— WHAT THE TASK REQUIRES —
Your task is to repeat the lines from the line with "Give me the matplotlib source for this chart." to the line with "zorders = [4, 3, 5, 2]", both ends included, and nothing else. Pictures stay out of the copy.

— PROVIDED ENTRIES —

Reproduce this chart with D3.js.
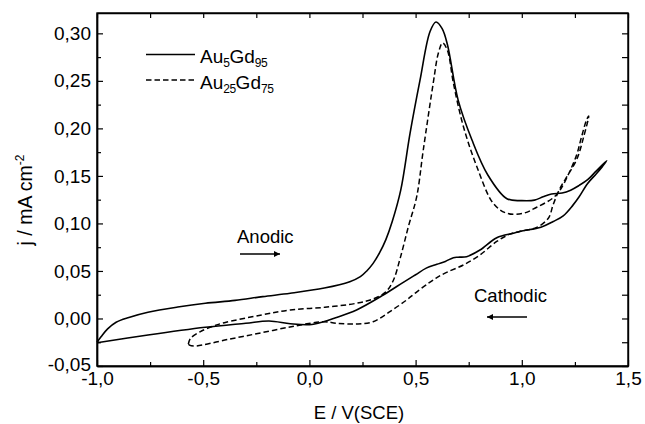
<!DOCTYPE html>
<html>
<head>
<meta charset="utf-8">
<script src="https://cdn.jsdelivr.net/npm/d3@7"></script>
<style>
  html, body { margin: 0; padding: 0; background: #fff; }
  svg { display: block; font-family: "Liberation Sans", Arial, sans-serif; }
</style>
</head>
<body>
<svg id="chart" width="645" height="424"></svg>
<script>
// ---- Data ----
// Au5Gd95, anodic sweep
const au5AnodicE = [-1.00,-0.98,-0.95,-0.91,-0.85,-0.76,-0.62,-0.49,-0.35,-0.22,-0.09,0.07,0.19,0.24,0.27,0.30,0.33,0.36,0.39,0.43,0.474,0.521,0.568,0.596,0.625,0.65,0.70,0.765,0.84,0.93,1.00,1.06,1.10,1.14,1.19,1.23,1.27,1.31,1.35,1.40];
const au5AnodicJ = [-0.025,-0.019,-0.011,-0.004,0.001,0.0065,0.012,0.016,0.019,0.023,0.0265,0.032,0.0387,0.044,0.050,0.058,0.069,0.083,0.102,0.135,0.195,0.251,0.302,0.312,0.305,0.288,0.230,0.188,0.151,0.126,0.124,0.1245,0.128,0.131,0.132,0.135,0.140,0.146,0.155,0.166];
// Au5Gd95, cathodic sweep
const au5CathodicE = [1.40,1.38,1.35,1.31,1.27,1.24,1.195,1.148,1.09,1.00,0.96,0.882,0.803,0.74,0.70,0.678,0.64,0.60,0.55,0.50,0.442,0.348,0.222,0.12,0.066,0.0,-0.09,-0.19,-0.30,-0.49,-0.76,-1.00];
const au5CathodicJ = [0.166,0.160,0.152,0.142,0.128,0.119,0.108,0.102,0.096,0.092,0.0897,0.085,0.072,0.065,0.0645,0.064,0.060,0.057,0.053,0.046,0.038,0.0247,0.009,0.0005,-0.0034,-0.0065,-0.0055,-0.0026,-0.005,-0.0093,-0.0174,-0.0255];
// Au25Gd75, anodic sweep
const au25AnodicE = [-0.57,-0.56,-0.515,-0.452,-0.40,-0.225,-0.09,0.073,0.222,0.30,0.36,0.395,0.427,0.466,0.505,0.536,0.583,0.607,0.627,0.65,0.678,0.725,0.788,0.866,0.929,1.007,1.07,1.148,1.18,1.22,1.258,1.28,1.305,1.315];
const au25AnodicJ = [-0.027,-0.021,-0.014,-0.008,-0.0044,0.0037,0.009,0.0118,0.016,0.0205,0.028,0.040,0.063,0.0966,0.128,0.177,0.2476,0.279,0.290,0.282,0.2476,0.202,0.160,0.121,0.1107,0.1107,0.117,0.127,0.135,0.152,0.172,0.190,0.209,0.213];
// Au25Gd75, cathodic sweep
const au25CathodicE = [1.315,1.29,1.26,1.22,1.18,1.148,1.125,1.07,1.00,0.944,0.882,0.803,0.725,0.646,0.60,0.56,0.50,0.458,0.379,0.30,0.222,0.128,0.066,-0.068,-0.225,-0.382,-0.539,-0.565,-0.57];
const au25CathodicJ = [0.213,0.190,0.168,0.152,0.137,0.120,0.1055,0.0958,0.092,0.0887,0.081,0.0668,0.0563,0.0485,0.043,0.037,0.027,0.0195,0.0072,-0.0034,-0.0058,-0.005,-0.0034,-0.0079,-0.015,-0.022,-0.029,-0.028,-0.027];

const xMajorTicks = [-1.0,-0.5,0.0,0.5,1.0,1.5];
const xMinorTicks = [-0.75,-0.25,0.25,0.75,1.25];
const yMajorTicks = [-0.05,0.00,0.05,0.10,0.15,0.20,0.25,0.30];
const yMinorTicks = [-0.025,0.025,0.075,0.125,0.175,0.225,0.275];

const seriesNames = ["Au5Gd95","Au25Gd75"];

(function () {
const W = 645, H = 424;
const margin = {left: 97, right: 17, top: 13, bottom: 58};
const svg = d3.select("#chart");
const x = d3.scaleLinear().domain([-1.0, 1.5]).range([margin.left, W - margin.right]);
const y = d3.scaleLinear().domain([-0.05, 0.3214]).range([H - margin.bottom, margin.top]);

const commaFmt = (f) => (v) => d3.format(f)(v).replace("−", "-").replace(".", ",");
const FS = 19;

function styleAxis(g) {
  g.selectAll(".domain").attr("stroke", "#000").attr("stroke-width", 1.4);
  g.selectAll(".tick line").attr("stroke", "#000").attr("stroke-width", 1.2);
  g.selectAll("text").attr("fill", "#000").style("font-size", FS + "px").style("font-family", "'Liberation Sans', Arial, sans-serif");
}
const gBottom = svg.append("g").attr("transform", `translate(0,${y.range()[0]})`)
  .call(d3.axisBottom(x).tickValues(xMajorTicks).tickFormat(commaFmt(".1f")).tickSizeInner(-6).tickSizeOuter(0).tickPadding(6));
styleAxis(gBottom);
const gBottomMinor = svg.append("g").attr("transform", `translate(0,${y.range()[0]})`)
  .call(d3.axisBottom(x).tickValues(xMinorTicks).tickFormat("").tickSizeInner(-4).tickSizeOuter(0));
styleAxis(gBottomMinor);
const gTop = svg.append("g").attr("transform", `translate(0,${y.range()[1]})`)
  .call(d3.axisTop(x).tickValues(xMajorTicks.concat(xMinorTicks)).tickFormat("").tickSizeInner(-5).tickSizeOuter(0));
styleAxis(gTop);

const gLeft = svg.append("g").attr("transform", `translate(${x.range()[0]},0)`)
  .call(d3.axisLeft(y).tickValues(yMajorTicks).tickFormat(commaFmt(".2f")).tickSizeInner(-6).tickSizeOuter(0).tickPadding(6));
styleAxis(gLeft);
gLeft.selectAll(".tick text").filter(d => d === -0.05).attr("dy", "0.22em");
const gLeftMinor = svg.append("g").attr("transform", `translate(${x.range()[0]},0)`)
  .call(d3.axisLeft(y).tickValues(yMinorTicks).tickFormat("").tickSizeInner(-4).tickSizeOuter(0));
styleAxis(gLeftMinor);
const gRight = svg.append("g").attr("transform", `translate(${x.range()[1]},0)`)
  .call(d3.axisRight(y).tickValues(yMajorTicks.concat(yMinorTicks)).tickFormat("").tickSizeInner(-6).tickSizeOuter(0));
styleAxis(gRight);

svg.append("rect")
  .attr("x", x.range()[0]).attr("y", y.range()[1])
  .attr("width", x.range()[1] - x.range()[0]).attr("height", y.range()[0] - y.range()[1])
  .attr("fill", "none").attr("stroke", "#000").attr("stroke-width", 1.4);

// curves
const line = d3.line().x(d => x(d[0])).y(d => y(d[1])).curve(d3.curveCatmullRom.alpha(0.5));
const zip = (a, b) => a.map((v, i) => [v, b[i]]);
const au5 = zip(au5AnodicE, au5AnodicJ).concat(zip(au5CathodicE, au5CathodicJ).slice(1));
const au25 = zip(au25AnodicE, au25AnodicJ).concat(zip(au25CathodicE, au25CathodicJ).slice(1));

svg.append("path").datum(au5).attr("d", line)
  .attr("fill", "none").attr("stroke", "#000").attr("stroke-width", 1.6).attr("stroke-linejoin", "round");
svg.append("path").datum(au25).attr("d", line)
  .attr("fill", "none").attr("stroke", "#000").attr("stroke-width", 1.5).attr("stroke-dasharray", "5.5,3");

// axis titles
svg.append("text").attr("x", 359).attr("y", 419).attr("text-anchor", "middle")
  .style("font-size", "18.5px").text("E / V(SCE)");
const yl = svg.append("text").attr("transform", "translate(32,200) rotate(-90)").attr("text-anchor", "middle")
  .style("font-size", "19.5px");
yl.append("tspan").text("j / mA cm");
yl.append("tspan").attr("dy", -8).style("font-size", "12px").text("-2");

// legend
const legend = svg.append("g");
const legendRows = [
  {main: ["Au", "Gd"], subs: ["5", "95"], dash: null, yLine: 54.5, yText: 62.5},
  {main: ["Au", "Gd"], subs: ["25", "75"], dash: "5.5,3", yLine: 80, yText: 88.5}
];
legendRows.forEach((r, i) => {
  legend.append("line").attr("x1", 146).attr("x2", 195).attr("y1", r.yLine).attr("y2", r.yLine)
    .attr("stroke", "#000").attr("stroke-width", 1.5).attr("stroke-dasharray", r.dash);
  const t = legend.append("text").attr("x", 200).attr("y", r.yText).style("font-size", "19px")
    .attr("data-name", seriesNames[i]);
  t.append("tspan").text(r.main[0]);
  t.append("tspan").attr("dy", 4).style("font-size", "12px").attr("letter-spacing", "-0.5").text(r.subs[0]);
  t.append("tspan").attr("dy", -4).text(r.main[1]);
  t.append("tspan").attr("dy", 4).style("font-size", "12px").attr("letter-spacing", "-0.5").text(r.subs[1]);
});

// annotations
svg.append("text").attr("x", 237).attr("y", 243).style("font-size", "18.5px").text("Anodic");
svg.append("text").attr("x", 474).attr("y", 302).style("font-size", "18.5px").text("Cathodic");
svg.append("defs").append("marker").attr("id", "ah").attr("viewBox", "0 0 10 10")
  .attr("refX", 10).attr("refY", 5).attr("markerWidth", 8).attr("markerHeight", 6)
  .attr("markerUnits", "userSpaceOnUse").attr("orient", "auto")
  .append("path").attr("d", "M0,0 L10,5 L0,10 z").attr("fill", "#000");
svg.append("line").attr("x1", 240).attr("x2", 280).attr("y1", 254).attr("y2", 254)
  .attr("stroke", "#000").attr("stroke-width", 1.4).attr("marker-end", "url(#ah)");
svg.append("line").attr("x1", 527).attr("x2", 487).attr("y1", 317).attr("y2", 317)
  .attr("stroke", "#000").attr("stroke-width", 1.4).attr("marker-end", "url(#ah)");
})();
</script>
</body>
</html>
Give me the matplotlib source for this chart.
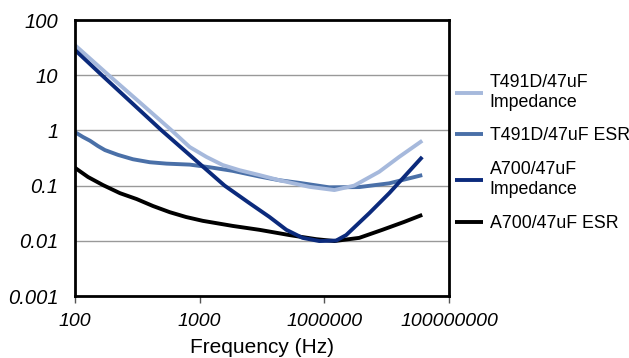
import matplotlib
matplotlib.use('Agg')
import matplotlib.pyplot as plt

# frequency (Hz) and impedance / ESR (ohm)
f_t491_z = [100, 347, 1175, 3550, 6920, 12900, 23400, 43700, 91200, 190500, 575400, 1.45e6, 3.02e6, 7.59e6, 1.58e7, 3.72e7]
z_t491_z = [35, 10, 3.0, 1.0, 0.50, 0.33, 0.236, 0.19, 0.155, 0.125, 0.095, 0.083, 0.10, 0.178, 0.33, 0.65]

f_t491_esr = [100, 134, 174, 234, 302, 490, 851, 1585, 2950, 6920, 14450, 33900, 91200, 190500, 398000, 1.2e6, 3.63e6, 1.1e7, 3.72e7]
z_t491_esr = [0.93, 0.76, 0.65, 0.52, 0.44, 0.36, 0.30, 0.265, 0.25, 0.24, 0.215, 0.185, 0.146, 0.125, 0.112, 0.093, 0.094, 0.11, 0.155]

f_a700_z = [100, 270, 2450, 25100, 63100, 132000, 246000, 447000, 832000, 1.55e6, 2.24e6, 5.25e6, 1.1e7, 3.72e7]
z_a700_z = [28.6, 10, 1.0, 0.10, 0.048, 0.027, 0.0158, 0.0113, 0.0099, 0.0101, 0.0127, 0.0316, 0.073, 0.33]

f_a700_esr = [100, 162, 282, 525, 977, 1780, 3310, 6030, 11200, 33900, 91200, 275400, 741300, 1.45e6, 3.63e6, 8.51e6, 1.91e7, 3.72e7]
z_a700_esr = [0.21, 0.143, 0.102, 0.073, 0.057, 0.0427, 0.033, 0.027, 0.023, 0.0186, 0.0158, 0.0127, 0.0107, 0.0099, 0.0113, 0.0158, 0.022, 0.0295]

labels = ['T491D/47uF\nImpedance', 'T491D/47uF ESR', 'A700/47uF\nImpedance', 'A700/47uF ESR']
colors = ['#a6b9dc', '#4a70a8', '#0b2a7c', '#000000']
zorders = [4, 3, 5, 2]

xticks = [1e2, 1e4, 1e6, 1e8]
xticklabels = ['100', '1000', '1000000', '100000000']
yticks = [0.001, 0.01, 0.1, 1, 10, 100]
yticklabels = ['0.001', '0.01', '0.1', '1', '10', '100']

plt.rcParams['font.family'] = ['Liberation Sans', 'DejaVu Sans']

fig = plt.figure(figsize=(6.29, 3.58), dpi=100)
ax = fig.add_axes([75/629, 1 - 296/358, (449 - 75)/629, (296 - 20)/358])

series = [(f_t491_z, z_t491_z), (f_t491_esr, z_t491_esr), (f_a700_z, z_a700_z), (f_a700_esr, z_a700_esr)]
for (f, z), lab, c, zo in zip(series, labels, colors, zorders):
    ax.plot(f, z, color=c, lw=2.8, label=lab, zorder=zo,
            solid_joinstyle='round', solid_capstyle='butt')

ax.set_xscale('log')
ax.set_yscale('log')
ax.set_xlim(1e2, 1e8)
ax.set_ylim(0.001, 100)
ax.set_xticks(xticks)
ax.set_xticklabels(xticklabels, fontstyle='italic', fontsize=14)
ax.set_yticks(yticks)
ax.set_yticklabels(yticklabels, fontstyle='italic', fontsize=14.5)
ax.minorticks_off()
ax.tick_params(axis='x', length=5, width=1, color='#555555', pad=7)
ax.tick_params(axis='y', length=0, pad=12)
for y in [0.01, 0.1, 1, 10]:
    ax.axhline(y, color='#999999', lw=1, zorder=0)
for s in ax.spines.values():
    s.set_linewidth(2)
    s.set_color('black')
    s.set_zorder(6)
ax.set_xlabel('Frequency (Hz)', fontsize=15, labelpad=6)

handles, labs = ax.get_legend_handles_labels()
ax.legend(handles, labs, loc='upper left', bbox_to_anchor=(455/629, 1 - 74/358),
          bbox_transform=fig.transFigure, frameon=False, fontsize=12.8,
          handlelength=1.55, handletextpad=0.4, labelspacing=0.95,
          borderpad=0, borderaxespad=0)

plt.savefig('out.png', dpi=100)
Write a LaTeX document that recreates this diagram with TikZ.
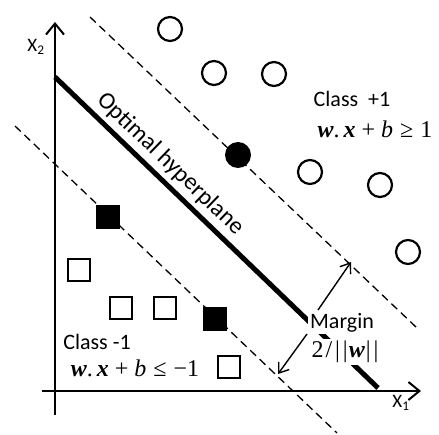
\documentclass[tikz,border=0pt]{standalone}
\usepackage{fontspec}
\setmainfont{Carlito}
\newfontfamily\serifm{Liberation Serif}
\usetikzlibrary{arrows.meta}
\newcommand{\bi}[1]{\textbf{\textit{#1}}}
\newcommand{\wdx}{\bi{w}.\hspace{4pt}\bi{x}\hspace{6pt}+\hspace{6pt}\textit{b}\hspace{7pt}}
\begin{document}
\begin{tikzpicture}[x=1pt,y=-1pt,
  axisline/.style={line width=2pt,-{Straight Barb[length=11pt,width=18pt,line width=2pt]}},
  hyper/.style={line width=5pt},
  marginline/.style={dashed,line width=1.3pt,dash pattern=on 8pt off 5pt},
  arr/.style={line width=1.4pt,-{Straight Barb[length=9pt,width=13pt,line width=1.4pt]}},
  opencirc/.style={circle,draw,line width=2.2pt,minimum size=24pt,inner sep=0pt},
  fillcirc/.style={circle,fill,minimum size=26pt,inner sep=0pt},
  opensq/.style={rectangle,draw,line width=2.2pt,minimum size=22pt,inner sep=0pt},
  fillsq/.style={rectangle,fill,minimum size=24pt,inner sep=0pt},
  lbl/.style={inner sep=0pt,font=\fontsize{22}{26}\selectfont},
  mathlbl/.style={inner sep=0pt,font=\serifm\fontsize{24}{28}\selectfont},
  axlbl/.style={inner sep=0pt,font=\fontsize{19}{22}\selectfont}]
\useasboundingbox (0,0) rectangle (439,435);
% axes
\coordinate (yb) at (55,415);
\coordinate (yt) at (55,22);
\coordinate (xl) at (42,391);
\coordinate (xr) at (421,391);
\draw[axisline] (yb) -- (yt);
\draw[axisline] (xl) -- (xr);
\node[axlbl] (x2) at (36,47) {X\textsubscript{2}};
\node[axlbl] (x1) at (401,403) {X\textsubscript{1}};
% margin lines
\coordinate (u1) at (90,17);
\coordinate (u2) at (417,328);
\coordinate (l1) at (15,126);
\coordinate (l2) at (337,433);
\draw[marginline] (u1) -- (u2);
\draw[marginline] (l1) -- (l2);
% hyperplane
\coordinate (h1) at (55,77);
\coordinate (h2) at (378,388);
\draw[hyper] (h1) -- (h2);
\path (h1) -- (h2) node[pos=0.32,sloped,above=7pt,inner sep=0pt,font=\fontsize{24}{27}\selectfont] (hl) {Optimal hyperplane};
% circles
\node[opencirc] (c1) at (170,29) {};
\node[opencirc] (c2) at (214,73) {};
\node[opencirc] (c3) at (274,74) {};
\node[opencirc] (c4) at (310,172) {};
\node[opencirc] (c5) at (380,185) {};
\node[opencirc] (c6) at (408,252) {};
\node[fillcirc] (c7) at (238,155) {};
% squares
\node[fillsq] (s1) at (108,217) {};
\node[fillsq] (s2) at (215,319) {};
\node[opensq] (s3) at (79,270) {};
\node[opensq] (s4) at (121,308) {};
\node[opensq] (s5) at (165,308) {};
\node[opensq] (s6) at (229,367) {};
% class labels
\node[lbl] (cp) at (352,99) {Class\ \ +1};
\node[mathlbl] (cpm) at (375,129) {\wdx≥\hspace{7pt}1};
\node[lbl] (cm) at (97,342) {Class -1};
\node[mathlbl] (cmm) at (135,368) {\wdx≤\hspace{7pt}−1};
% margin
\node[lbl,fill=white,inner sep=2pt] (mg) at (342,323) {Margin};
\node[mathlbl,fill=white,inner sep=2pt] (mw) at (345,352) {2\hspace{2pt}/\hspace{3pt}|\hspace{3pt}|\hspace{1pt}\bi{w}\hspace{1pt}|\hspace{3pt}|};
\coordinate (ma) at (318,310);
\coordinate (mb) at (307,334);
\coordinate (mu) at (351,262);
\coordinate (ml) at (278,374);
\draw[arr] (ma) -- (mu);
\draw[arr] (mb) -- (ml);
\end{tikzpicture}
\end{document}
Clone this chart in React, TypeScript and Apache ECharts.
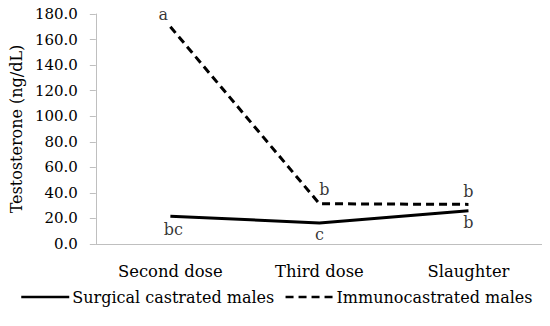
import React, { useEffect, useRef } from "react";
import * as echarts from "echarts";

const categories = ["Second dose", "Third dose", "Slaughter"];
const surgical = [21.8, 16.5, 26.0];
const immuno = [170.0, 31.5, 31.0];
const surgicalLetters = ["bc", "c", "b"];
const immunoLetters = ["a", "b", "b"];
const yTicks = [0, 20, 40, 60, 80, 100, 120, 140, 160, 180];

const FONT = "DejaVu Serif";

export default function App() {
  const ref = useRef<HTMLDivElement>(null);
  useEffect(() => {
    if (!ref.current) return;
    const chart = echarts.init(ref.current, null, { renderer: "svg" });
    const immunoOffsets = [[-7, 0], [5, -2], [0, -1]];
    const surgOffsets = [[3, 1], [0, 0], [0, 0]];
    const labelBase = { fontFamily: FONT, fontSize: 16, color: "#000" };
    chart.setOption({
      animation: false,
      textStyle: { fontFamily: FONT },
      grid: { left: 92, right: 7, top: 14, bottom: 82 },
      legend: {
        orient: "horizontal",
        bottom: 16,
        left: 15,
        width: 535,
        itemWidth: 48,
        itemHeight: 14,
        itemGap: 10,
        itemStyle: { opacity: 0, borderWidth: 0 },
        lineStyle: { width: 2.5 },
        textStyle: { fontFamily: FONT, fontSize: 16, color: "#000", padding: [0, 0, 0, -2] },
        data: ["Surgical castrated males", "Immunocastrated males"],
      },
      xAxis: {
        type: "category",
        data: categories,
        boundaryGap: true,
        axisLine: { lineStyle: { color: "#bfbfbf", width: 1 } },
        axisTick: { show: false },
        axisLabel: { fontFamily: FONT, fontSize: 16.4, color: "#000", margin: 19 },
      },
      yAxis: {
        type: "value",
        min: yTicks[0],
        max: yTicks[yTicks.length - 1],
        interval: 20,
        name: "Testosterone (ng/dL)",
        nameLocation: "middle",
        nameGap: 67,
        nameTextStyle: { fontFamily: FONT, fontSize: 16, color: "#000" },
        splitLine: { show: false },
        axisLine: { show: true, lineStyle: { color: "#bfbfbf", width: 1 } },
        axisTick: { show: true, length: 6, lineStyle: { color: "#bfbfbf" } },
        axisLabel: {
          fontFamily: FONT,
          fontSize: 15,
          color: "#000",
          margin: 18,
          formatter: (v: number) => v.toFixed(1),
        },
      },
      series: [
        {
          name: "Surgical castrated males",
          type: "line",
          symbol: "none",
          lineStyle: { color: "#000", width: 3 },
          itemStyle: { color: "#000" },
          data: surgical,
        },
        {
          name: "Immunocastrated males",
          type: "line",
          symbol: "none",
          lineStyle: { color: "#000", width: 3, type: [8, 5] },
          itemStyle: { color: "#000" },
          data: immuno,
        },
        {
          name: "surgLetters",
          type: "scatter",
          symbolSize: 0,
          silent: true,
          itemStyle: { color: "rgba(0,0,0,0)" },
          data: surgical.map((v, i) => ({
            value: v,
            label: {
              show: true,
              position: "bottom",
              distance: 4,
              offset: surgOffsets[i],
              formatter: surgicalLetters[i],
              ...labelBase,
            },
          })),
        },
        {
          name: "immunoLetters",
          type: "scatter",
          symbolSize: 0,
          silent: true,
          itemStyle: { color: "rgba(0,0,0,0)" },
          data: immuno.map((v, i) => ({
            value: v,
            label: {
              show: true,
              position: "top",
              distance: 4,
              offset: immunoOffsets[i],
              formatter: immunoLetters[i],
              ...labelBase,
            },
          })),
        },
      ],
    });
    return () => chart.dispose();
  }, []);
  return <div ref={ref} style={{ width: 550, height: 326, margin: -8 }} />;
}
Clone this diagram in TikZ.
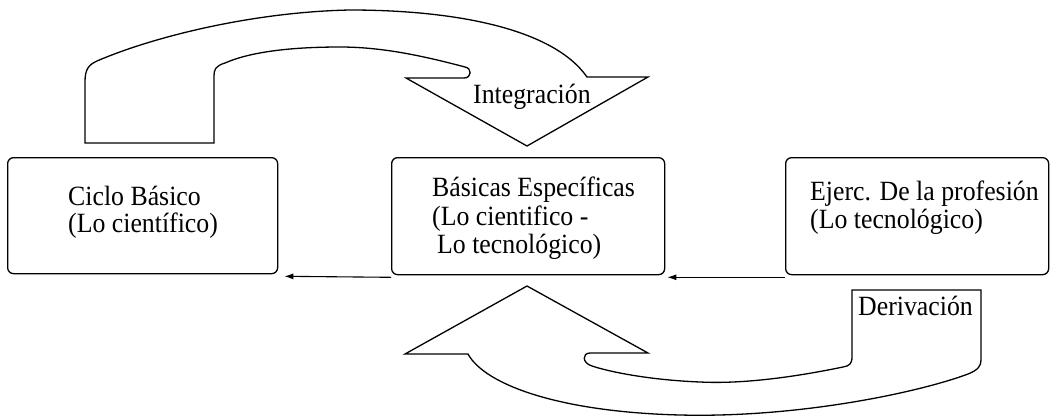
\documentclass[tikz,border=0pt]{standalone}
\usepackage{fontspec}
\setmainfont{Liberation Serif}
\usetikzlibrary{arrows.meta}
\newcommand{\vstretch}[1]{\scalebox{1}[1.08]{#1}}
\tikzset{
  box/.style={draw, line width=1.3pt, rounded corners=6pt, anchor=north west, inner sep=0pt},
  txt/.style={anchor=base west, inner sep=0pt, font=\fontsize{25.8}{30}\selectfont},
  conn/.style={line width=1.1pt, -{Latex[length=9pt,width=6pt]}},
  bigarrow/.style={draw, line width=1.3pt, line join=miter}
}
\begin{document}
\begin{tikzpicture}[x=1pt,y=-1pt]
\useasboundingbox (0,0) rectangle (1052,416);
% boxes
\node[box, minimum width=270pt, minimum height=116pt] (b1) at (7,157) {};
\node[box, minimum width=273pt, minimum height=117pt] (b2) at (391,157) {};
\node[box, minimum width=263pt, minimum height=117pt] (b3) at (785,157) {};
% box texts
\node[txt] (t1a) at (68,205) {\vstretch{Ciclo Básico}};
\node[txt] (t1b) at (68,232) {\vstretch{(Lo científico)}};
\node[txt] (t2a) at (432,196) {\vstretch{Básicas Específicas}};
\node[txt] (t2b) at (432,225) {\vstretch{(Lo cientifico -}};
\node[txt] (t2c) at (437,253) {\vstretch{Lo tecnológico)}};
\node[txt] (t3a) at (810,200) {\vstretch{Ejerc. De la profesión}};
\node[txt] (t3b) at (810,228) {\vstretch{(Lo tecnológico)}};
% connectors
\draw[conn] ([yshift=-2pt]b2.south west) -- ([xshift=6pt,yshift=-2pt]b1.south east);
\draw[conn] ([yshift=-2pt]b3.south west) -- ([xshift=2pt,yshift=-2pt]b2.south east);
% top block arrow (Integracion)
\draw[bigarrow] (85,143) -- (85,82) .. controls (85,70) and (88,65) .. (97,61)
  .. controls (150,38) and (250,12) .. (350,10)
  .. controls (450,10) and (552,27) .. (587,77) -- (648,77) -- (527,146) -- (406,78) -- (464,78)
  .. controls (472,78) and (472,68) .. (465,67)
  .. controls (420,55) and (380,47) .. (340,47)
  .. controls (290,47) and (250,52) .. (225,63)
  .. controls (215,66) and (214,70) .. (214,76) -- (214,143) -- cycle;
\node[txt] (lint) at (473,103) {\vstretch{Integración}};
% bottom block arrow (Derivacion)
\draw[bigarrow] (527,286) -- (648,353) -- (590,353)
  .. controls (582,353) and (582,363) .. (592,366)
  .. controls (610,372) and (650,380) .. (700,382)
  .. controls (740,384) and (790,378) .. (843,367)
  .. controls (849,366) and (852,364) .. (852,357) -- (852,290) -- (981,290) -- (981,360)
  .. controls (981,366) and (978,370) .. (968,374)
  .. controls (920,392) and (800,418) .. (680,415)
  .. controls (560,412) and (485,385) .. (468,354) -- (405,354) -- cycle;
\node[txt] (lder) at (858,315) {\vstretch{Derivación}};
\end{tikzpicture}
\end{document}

— OUTPUT OF THE EXERCISE —
Give me the matplotlib source for this chart.
import matplotlib
matplotlib.use('Agg')
import matplotlib.pyplot as plt

# frequency (Hz) and impedance / ESR (ohm)
f_t491_z = [100, 347, 1175, 3550, 6920, 12900, 23400, 43700, 91200, 190500, 575400, 1.45e6, 3.02e6, 7.59e6, 1.58e7, 3.72e7]
z_t491_z = [35, 10, 3.0, 1.0, 0.50, 0.33, 0.236, 0.19, 0.155, 0.125, 0.095, 0.083, 0.10, 0.178, 0.33, 0.65]

f_t491_esr = [100, 134, 174, 234, 302, 490, 851, 1585, 2950, 6920, 14450, 33900, 91200, 190500, 398000, 1.2e6, 3.63e6, 1.1e7, 3.72e7]
z_t491_esr = [0.93, 0.76, 0.65, 0.52, 0.44, 0.36, 0.30, 0.265, 0.25, 0.24, 0.215, 0.185, 0.146, 0.125, 0.112, 0.093, 0.094, 0.11, 0.155]

f_a700_z = [100, 270, 2450, 25100, 63100, 132000, 246000, 447000, 832000, 1.55e6, 2.24e6, 5.25e6, 1.1e7, 3.72e7]
z_a700_z = [28.6, 10, 1.0, 0.10, 0.048, 0.027, 0.0158, 0.0113, 0.0099, 0.0101, 0.0127, 0.0316, 0.073, 0.33]

f_a700_esr = [100, 162, 282, 525, 977, 1780, 3310, 6030, 11200, 33900, 91200, 275400, 741300, 1.45e6, 3.63e6, 8.51e6, 1.91e7, 3.72e7]
z_a700_esr = [0.21, 0.143, 0.102, 0.073, 0.057, 0.0427, 0.033, 0.027, 0.023, 0.0186, 0.0158, 0.0127, 0.0107, 0.0099, 0.0113, 0.0158, 0.022, 0.0295]

labels = ['T491D/47uF\nImpedance', 'T491D/47uF ESR', 'A700/47uF\nImpedance', 'A700/47uF ESR']
colors = ['#a6b9dc', '#4a70a8', '#0b2a7c', '#000000']
zorders = [4, 3, 5, 2]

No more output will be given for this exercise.